A block diagram of the terminal voltage transducer and the load compensator is shown in Fig 2. These model elements are common to all excitation system models described in this document.

  Figure 2-Terminal Voltage Transducer and Optional Load Compensation Elements

It is realized that, for some systems, there may be separate and different time constants associated with the functions of voltage sensing and load compensation. The distinction is not recognized in this model, in which only one time constant, TR, is used for the combined voltage sensing and compensation signal.

When load compensation is not employed (RC=XC= 0), the block diagram reduces to a simple sensing circuit. The terminal voltage of the synchronous machine is sensed and is usually reduced to a dc quantity.

While the filtering associated with the voltage transducer may be complex, it can usually be reduced, for modeling purposes, to the single time constant, TR, shown. For many systems, this time constant is very small, and provision should be made to set it to zero.

The terminal voltage transducer output, VC, is compared with a reference that represents the desired terminal voltage setting, as shown on each of the excitation system models. The equivalent voltage regulator reference signal, VREF, is calculated to satisfy the initial operating conditions.

It will, therefore, take on a value unique to the synchronous machine load condition being studied. The resulting error is amplified as described in the appropriate excitation system model to provide the field voltage and subsequent terminal voltage to satisfy the steady-state loop equations.

Without load compensation, the excitation system, within its regulation characteristics, attempts to maintain a terminal voltage determined by the reference signal. When compensation is desired, the appropriate values of RC and XC are entered.

In most cases, the value of RC is negligible. The input variables of synchronous machine voltage and current must be in phasor form for the compensator calculation. Care must be taken to ensure that a consistent per unit system is utilized for the compensator parameters and the synchronous machine current base.

This type of compensation is normally used in one of the following two ways:
1) When units are bused together with no impedance between them, the compensator is used to create an artificial coupling impedance so that the units will share reactive power appropriately. This corresponds to the choice of a regulating point within the synchronous machine. For this case, RC and XC would have positive values.

2) When a single unit is connected through a significant impedance to the system, or when two or more units are connected through individual transformers, it may be desirable to regulate voltage at a point beyond the machine terminals.

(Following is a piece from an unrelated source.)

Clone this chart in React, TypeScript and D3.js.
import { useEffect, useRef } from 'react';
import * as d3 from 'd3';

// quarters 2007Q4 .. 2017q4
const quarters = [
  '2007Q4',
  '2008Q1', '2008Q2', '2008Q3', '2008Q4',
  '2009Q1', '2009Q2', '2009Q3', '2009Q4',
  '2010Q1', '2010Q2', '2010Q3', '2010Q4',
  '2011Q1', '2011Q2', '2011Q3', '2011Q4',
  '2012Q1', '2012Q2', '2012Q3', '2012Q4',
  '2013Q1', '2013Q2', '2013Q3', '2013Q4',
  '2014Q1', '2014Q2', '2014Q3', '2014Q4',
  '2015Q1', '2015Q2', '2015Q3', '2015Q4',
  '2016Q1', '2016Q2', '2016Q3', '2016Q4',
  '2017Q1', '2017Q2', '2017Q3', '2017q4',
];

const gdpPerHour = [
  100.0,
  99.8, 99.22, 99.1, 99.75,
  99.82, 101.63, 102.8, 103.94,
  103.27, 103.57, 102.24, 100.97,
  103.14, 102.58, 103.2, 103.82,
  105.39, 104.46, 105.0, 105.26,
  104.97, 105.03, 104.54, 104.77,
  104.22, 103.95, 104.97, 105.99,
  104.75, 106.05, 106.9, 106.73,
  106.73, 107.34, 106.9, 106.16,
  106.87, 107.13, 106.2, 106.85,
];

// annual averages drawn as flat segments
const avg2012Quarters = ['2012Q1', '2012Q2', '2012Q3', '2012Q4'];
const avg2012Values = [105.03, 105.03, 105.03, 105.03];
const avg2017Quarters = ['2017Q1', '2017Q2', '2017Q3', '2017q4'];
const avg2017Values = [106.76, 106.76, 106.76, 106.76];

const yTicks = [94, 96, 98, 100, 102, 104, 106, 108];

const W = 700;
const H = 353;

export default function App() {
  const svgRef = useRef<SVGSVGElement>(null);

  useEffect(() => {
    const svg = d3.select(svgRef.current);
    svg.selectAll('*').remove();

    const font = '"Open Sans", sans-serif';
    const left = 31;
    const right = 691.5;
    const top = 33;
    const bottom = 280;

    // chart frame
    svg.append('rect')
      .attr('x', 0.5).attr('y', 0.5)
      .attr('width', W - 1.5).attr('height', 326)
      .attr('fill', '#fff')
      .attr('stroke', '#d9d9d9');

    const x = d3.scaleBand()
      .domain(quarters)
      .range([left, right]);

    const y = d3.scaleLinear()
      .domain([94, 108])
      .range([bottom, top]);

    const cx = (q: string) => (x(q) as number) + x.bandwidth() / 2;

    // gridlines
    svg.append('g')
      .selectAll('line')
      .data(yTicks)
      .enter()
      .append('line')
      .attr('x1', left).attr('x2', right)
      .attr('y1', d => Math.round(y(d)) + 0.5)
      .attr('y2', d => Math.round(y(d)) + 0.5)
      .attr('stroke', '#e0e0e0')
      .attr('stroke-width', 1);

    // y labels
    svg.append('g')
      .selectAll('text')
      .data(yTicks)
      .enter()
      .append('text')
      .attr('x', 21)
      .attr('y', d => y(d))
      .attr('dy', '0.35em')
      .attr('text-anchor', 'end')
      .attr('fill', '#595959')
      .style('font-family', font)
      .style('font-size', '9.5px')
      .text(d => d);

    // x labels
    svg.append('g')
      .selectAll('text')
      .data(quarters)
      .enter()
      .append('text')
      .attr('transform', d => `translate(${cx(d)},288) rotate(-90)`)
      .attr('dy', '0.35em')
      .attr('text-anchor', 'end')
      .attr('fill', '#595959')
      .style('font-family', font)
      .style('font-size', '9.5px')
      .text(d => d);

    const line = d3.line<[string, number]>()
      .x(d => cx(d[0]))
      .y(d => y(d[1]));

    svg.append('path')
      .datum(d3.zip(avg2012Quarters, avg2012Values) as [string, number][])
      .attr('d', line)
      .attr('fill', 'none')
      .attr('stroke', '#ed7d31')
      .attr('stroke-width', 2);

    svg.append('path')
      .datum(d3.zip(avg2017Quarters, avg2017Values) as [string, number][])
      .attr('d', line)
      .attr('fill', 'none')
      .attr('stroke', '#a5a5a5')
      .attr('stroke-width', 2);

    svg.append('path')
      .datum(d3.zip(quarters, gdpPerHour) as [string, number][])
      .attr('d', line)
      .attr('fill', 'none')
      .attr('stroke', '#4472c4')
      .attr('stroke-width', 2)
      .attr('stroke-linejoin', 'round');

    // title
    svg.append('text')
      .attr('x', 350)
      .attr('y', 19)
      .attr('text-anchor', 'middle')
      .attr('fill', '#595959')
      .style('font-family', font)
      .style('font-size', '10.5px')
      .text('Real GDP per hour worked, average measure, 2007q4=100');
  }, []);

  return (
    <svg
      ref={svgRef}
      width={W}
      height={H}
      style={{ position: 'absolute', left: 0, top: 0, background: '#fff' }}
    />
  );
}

For example, it may be desirable to compensate for a portion of the transformer impedance and effectively regulate voltage at a point part way through the step-up transformer. For these cases,
RC and XC would take on the appropriate negative values.

Some compensator circuits act to modify terminal voltage as a function of reactive and real power, instead of reactive and real components of current. Although the model provided will be equivalent to these circuits only near rated terminal voltage, more precise representation has not been deemed worthwhile.